The game reproduces four sections of the film; a race to the coast in the Lotus, a journey to Atlantis by speedboat, an underwater attack on the base and a final journey by jet-bike.

In the first section the vertical scrolling is fast but none too smooth, and though the background details of the roadside buildings viewed from above are decent, the Lotus turns a very funny shapd when you turn corners.

The idea here is to race to the coast as fast as possible, avoiding pedestrians and bollards, slowing down for crossing oil slicks and collecting tokens which entitle you to extra weaponry in later stages. Then it's a virtual repeat, this time in a motorboat, but this time you have to avoid jetties and hit ramps to leap over obstacles.

Trouble is, if you steer the wrong way around a jetty, you'll tur... into a dead end, and you can't back out.

Next there's another road race where you're attacked by helicopters, followed by the underwater routine in which you fight off enemy frogmen and subs, and finally the jet-bike section which I admit I haven't yet reached, but which I think we can all imagine.

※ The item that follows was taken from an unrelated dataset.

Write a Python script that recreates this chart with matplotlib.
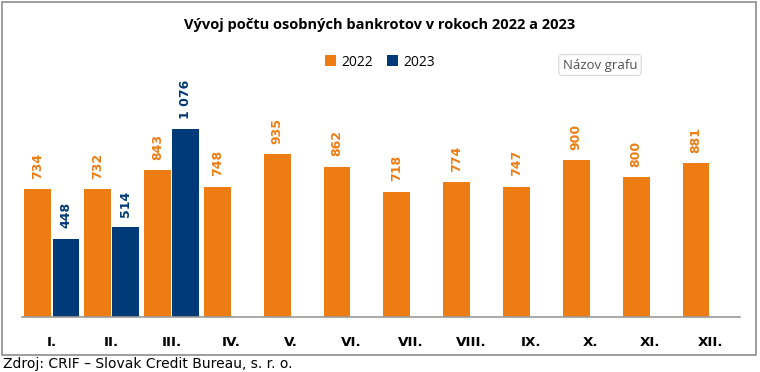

Not at all bad in most ways; the impressive arrangement of the Bond theme music adds to the atmosphere, and despite the absence of the anti-hero Jaws from the Spectrum version. The Spy Who Loved Me must qualify as one of the better Bond movie licences.


REVIEW BY: Chris Jenkins

Graphics78%
Sound80%
Playability77%
Lastability70%
Overall72%
Summary: This one will leave you shaken but not stirred; A competent movie licence.